In August I was travelling from my home in Alsager to London and I had to be there mid-morning. So the night I stopped off at the Virgin run ticket office at Crewe Station to buy my tickets. On the way back I wanted to drop in on a business associate in Crewe, so I was looking to get tickets from Crewe to London but I would actually get on the initial trip in Alsager.
Just to check when buying the tickets I must have asked at least three times “does the train go through Alsager?” Embarrassing as it is to admit it, I asked the wrong question. This became apparent even to me when the 6.52am did go through Alsager – at 40mph and they did not even open the doors to give me a fair chance.
I took the next train to Stoke and was told that my vastly overpriced ticket was invalid – the ticket operator did however let me off when I explained the story.
No such luck when I reached Stoke, I had to pay another £80 for a ticket to London and told that I did not have a chance in hell of getting any money back as the change to the trains was an “improvement” that had happened in May.

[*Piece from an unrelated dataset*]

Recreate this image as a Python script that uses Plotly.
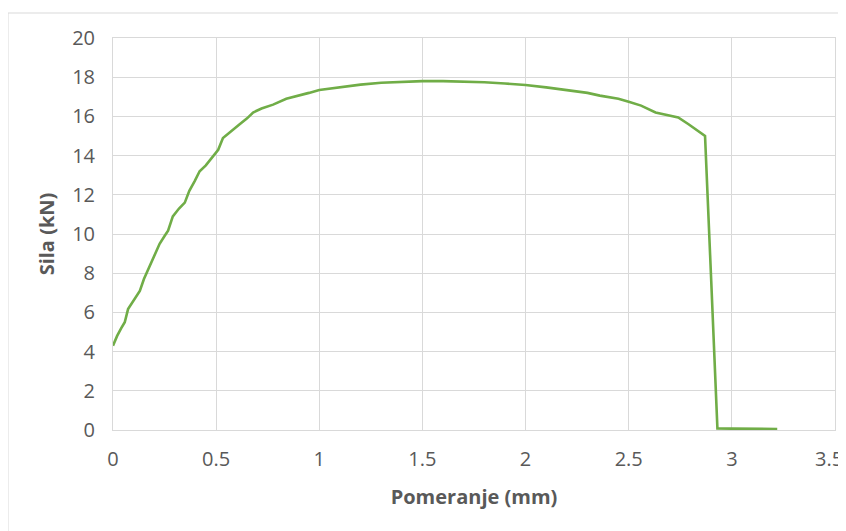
import plotly.graph_objects as go

displacement_mm = [0, 0.02, 0.04, 0.057, 0.073, 0.10, 0.13, 0.15, 0.17, 0.20, 0.226, 0.25, 0.267,
                   0.29, 0.32, 0.348, 0.37, 0.396, 0.42, 0.45, 0.485, 0.51, 0.533, 0.57, 0.614,
                   0.65, 0.679, 0.72, 0.776, 0.84, 0.905, 0.95, 1.0, 1.1, 1.2, 1.3, 1.4, 1.5,
                   1.6, 1.7, 1.8, 1.9, 2.0, 2.1, 2.2, 2.3, 2.36, 2.45, 2.5, 2.56, 2.63, 2.68,
                   2.74, 2.79, 2.87, 2.90, 2.93, 3.0, 3.1, 3.22]
force_kN = [4.3, 4.8, 5.2, 5.5, 6.17, 6.6, 7.1, 7.7, 8.2, 8.9, 9.5, 9.9, 10.17,
            10.9, 11.3, 11.6, 12.2, 12.7, 13.2, 13.5, 14.0, 14.3, 14.9, 15.2, 15.6,
            15.9, 16.2, 16.4, 16.6, 16.9, 17.06, 17.2, 17.35, 17.5, 17.62, 17.72, 17.77, 17.8,
            17.8, 17.78, 17.74, 17.68, 17.6, 17.48, 17.35, 17.2, 17.06, 16.9, 16.75, 16.55, 16.2, 16.1,
            15.95, 15.6, 15.0, 7.6, 0.08, 0.07, 0.06, 0.05]

x_ticks = [0, 0.5, 1, 1.5, 2, 2.5, 3, 3.5]
x_tick_labels = ["0", "0.5", "1", "1.5", "2", "2.5", "3", "3.5"]
y_ticks = [0, 2, 4, 6, 8, 10, 12, 14, 16, 18, 20]
y_tick_labels = [str(v) for v in y_ticks]

# page has an 8px body margin, so the figure is drawn 8px lower/right
W, H = 838, 523
L, T = 105, 30
pw, ph = 722, 392
R = W - L - pw
B = H - T - ph

fig = go.Figure()
fig.add_trace(go.Scatter(x=displacement_mm, y=force_kN, mode="lines",
                         line=dict(color="#70AD47", width=2.6), showlegend=False))

grid = "#d9d9d9"
tickfont = dict(family="Open Sans", size=20, color="#595959")
titlefont = dict(family="Open Sans", size=20, color="#595959", weight="bold")

# last x tick label sits at the page edge: draw it right-aligned so it stays visible
shown_x_labels = x_tick_labels[:-1] + [""]

fig.update_layout(
    width=W, height=H,
    margin=dict(l=L, r=R, t=T, b=B, autoexpand=False),
    paper_bgcolor="white", plot_bgcolor="white",
    xaxis=dict(range=[0, 3.5], tickvals=x_ticks, ticktext=shown_x_labels,
               showgrid=True, gridcolor=grid, gridwidth=1, zeroline=False,
               showline=True, linecolor=grid, linewidth=1, mirror=True,
               tickfont=tickfont, ticklabelstandoff=11, ticklabeloverflow="allow",
               automargin=False,
               title=dict(text="<b>Pomeranje (mm)</b>", font=titlefont, standoff=18)),
    yaxis=dict(range=[0, 20], tickvals=y_ticks, ticktext=y_tick_labels,
               showgrid=True, gridcolor=grid, gridwidth=1, zeroline=False,
               showline=True, linecolor=grid, linewidth=1, mirror=True,
               tickfont=tickfont, ticklabelstandoff=13, automargin=False,
               title=dict(text="<b>Sila (kN)</b>", font=titlefont, standoff=12)),
)

fig.add_annotation(text=x_tick_labels[-1], xref="paper", yref="paper",
                   x=(W - 1 - L) / pw, y=-28 / ph, xanchor="right", yanchor="middle",
                   showarrow=False, font=tickfont)

# outer chart frame (cropped at right and bottom in the reference)
x0 = (0 - L) / pw
y1 = 1 + (T - 5) / ph
fig.add_shape(type="rect", xref="paper", yref="paper",
              x0=x0, x1=1 + (R + 20) / pw,
              y0=-(B + 20) / ph, y1=y1,
              line=dict(color="#d9d9d9", width=1), fillcolor="rgba(0,0,0,0)", layer="below")

fig.write_html("out.html")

So what blindingly obvious lessons did I learn from this?
- Questions need to be precise and unambiguous (after 15 years in the trade I should have know this)
- Phrasing of an issue matters – this is why I now talk about marketing and sales since this is how the customer sees it and if you
- Information is pointless unless it is provided to the right people at the right time.
I also found out who are the people with more money than sense who travel on Virgin Trains.